Thursday, January 4, 2018: 3:50 PM
Washington Room 3 (Marriott Wardman Park)
‘Alienation of the land’: this is the charge that the Coeur D’Alene Tribe and the U.S. Department of the Interior filed against the State of Idaho in the 1970s and 1980s. After nearly seventy years of state control, the Coeur D’Alene people believed that the State had not acted as a proper steward of the land and that this negligence violated the terms of the original land patent. In 1908, President William H. Taft signed a bill that took over 5,500 acres of land and 2,300 acres of water from the Coeur D’Alene reservation for the purpose of creating Heyburn State Park in Idaho. The conditions of this land-lease stipulated that the state use and maintain the land solely as a public park. The leasing of Heyburn parkland to cottagers, according to the Coeur D’Alene and the Department of the Interior, was a violation of this stipulation.

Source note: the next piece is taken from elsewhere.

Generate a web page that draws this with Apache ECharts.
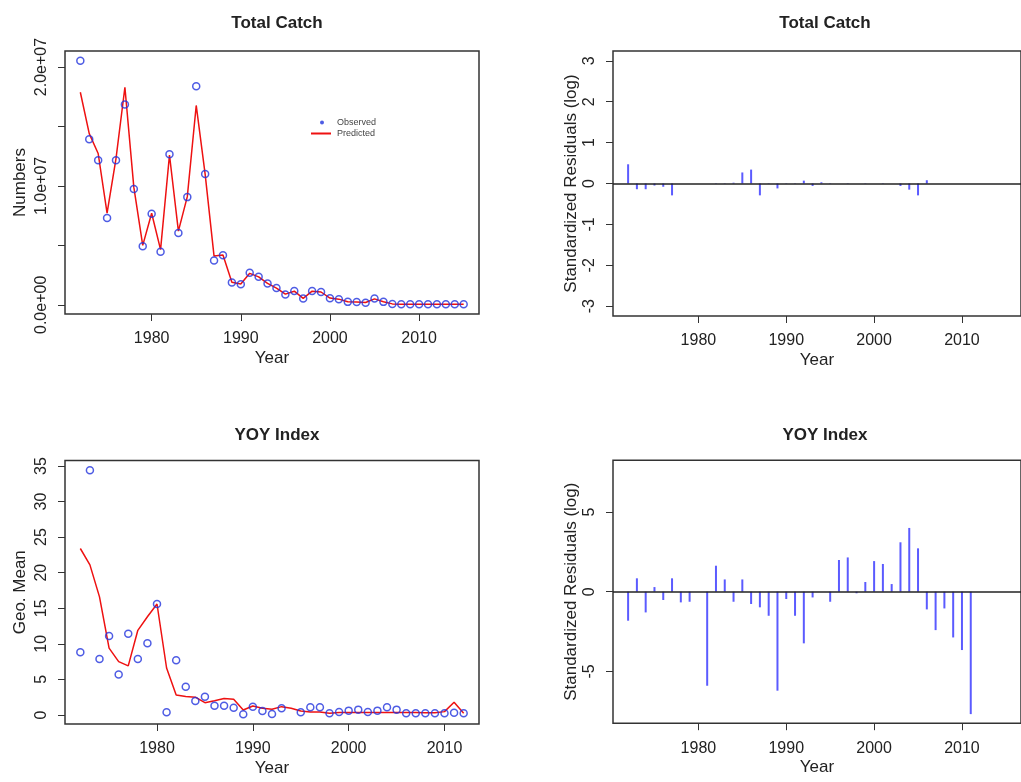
<!DOCTYPE html>
<html>
<head>
<meta charset="utf-8">
<script src="https://cdn.jsdelivr.net/npm/echarts@6/dist/echarts.min.js"></script>
<style>
  html, body { margin: 0; padding: 0; background: #fff; }
  #chart { width: 1021px; height: 782px; }
</style>
</head>
<body>
<div id="chart"></div>
<script>
// ---- data ----
const catchYears = [1972, 1973, 1974, 1975, 1976, 1977, 1978, 1979, 1980, 1981,
  1982, 1983, 1984, 1985, 1986, 1987, 1988, 1989, 1990, 1991,
  1992, 1993, 1994, 1995, 1996, 1997, 1998, 1999, 2000, 2001,
  2002, 2003, 2004, 2005, 2006, 2007, 2008, 2009, 2010, 2011,
  2012, 2013, 2014, 2015]
const catchObserved = [20530000, 13930000, 12170000, 7300000, 12170000, 16850000, 9750000, 4930000, 7660000, 4460000,
  12670000, 6050000, 9060000, 18380000, 11000000, 3730000, 4180000, 1870000, 1730000, 2700000,
  2370000, 1790000, 1420000, 870000, 1170000, 530000, 1170000, 1090000, 560000, 480000,
  250000, 230000, 180000, 530000, 250000, 70000, 50000, 50000, 50000, 50000,
  50000, 50000, 50000, 50000]
const catchPredicted = [17880000, 14400000, 12730000, 7720000, 12300000, 18300000, 9900000, 5000000, 7700000, 4650000,
  12600000, 6200000, 9100000, 16770000, 11000000, 4100000, 4200000, 1900000, 1750000, 2650000,
  2350000, 1800000, 1400000, 900000, 1150000, 550000, 1150000, 1080000, 570000, 480000,
  260000, 230000, 200000, 500000, 260000, 80000, 50000, 50000, 50000, 50000,
  50000, 50000, 50000, 50000]
const catchResiduals = [0.47, -0.14, -0.14, -0.05, -0.08, -0.29, 0, 0, 0, 0,
  -0.01, 0.01, 0.02, 0.27, 0.34, -0.29, 0.01, -0.12, 0.01, 0.01,
  0.07, -0.06, 0.03, 0.01, 0, 0.01, 0, 0.01, 0, 0.01,
  0, -0.06, -0.15, -0.29, 0.08, 0, 0, 0, 0, 0,
  0, 0, 0, 0]

const yoyYears = [1972, 1973, 1974, 1975, 1976, 1977, 1978, 1979, 1980, 1981,
  1982, 1983, 1984, 1985, 1986, 1987, 1988, 1989, 1990, 1991,
  1992, 1993, 1994, 1995, 1996, 1997, 1998, 1999, 2000, 2001,
  2002, 2003, 2004, 2005, 2006, 2007, 2008, 2009, 2010, 2011,
  2012]
const yoyObserved = [8.8, 34.4, 7.87, 11.1, 5.7, 11.4, 7.87, 10.07, 15.6, 0.37,
  7.7, 3.97, 1.97, 2.57, 1.31, 1.31, 1.03, 0.1, 1.17, 0.56,
  0.14, 0.94, null, 0.37, 1.08, 1.08, 0.23, 0.42, 0.61, 0.75,
  0.42, 0.61, 1.08, 0.75, 0.23, 0.23, 0.23, 0.23, 0.23, 0.3,
  0.23]
const yoyPredicted = [23.4, 21.1, 16.6, 9.4, 7.5, 6.9, 11.9, 13.8, 15.6, 6.6,
  2.8, 2.6, 2.5, 1.73, 2.0, 2.3, 2.2, 0.7, 1.26, 0.94,
  0.8, 1.17, 0.94, 0.56, 0.42, 0.42, 0.23, 0.35, 0.35, 0.35,
  0.35, 0.35, 0.35, 0.35, 0.35, 0.35, 0.3, 0.3, 0.47, 1.78,
  0.23]
const yoyResiduals = [-1.82, 0.84, -1.30, 0.29, -0.52, 0.84, -0.67, -0.63, 0, -5.9,
  1.63, 0.77, -0.63, 0.77, -0.77, -0.98, -1.51, -6.21, -0.46, -1.51,
  -3.24, -0.36, null, -0.63, 1.99, 2.15, -0.1, 0.61, 1.92, 1.74,
  0.48, 3.10, 4.0, 2.72, -1.11, -2.41, -1.05, -2.87, -3.66, -7.68,
  0]

const yearTicks = [1980, 1990, 2000, 2010]
const catchTicks = [0, 5000000, 10000000, 15000000, 20000000]
const catchLabels = [0, 10000000, 20000000]
const catchResidTicks = [-3, -2, -1, 0, 1, 2, 3]
const yoyTicks = [0, 5, 10, 15, 20, 25, 30, 35]
const yoyResidTicks = [-5, 0, 5]

// ---- helpers ----
const font = '"Liberation Sans", Arial, sans-serif'
const ink = '#222'
const blue = '#2233dd'
const red = '#ee1111'
const pairs = (xs, ys) => xs.map((x, i) => [x, ys[i] == null ? '-' : ys[i]])

// R style scientific label: 2.0e+07
function sci(v) {
  const [m, e] = v.toExponential(1).split('e')
  const n = Math.abs(parseInt(e, 10))
  return m + 'e' + (e[0] === '-' ? '-' : '+') + (n < 10 ? '0' + n : n)
}

function xAxisFor(gi, min, max) {
  return {
    type: 'value', gridIndex: gi, min: min, max: max,
    name: 'Year', nameLocation: 'middle', nameGap: 36,
    nameTextStyle: { fontSize: 17, color: ink, fontFamily: font },
    axisLine: { show: false, onZero: false },
    axisTick: { show: true, length: 7, customValues: yearTicks, lineStyle: { color: '#333', width: 1 } },
    axisLabel: {
      customValues: yearTicks, margin: 17, fontSize: 16, color: ink, fontFamily: font,
      formatter: v => String(v)
    },
    splitLine: { show: false }
  }
}

function yAxisFor(gi, min, max, name, gap, ticks, labels, fmt) {
  return {
    type: 'value', gridIndex: gi, min: min, max: max,
    name: name, nameLocation: 'middle', nameGap: gap, nameRotate: 90,
    nameTextStyle: { fontSize: 17, color: ink, fontFamily: font },
    axisLine: { show: false, onZero: false },
    axisTick: { show: true, length: 7, customValues: ticks, lineStyle: { color: '#333', width: 1 } },
    axisLabel: {
      customValues: labels, rotate: 90, margin: 15, fontSize: 16, color: ink, fontFamily: font,
      formatter: fmt || (v => String(v))
    },
    splitLine: { show: false }
  }
}

const frame = { show: true, borderColor: '#333', borderWidth: 1.5, backgroundColor: 'transparent' }
const zeroLine = {
  silent: true, symbol: 'none', label: { show: false },
  lineStyle: { color: '#222', width: 1.5, type: 'solid' },
  data: [{ yAxis: 0 }]
}
const titleStyle = { fontSize: 17, fontWeight: 'bold', color: ink, fontFamily: font }
const openCircle = { color: 'rgba(0,0,0,0)', borderColor: blue, borderWidth: 1.5 }

const chart = echarts.init(document.getElementById('chart'))
chart.setOption({
  animation: false,
  backgroundColor: '#fff',
  title: [
    { text: 'Total Catch', left: 272, top: 10, textAlign: 'center', textStyle: titleStyle },
    { text: 'Total Catch', left: 820, top: 10, textAlign: 'center', textStyle: titleStyle },
    { text: 'YOY Index', left: 272, top: 422, textAlign: 'center', textStyle: titleStyle },
    { text: 'YOY Index', left: 820, top: 422, textAlign: 'center', textStyle: titleStyle }
  ],
  legend: [
    {
      data: [{ name: 'Observed', icon: 'circle', itemStyle: { color: blue, borderWidth: 0 } }],
      left: 315, top: 113, itemWidth: 4, itemHeight: 4, selectedMode: false,
      textStyle: { fontSize: 9, color: '#444', fontFamily: font, padding: [0, 0, 0, 8] }
    },
    {
      data: [{ name: 'Predicted', icon: 'rect', itemStyle: { color: red, borderWidth: 0 } }],
      left: 306, top: 124, itemWidth: 20, itemHeight: 2, selectedMode: false,
      textStyle: { fontSize: 9, color: '#444', fontFamily: font, padding: [0, 0, 0, 1] }
    }
  ],
  grid: [
    Object.assign({ left: 65, top: 51, width: 414, height: 263 }, frame),
    Object.assign({ left: 613, top: 51, width: 414, height: 265 }, frame),
    Object.assign({ left: 65, top: 460.5, width: 414, height: 263.5 }, frame),
    Object.assign({ left: 613, top: 460.2, width: 414, height: 263 }, frame)
  ],
  xAxis: [
    xAxisFor(0, 1970.28, 2016.72),
    xAxisFor(1, 1970.28, 2016.72),
    xAxisFor(2, 1970.4, 2013.6),
    xAxisFor(3, 1970.28, 2016.72)
  ],
  yAxis: [
    yAxisFor(0, -770000, 21350000, 'Numbers', 36, catchTicks, catchLabels, sci),
    yAxisFor(1, -3.24, 3.24, 'Standardized Residuals (log)', 33, catchResidTicks, catchResidTicks),
    yAxisFor(2, -1.27, 35.77, 'Geo. Mean', 36, yoyTicks, yoyTicks),
    yAxisFor(3, -8.25, 8.25, 'Standardized Residuals (log)', 33, yoyResidTicks, yoyResidTicks)
  ],
  series: [
    {
      name: 'Observed', type: 'scatter', xAxisIndex: 0, yAxisIndex: 0,
      symbol: 'circle', symbolSize: 7, itemStyle: openCircle,
      data: pairs(catchYears, catchObserved), z: 3
    },
    {
      name: 'Predicted', type: 'line', xAxisIndex: 0, yAxisIndex: 0,
      symbol: 'none', lineStyle: { color: red, width: 1.5 }, itemStyle: { color: red },
      data: pairs(catchYears, catchPredicted), z: 2
    },
    {
      name: 'Catch residuals', type: 'bar', xAxisIndex: 1, yAxisIndex: 1,
      barWidth: 2, itemStyle: { color: '#5b5bff' },
      data: pairs(catchYears, catchResiduals), markLine: zeroLine
    },
    {
      name: 'YOY observed', type: 'scatter', xAxisIndex: 2, yAxisIndex: 2,
      symbol: 'circle', symbolSize: 7, itemStyle: openCircle,
      data: pairs(yoyYears, yoyObserved), z: 3
    },
    {
      name: 'YOY predicted', type: 'line', xAxisIndex: 2, yAxisIndex: 2,
      symbol: 'none', lineStyle: { color: red, width: 1.5 },
      data: pairs(yoyYears, yoyPredicted), z: 2
    },
    {
      name: 'YOY residuals', type: 'bar', xAxisIndex: 3, yAxisIndex: 3,
      barWidth: 2, itemStyle: { color: '#5b5bff' },
      data: pairs(yoyYears, yoyResiduals), markLine: zeroLine
    }
  ]
})
</script>
</body>
</html>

Ultimately, the courts sided with the rights of the State. This paper looks at the way that the cottager issue was used to unite the interests of the tribal and federal government against the State of Idaho. This paper will look at the way in which the land that became Heyburn State Park was taken from the Coeur D’Alene people and the way in which the views and opinions of the Coeur D’Alene have been underserved by prior historians. Furthermore, this paper will look at the way in which the Coeur D’Alene Tribe used the cottager issue as an avenue by which to address longstanding environmental concerns in regards to Heyburn State Park, including the pollution of Chatcolet Lake and the cutting of timber within the park. Lastly, the paper will relate the Heyburn State Park case to other Indigenous land disputes within state and provincial parks in the United States and Canada.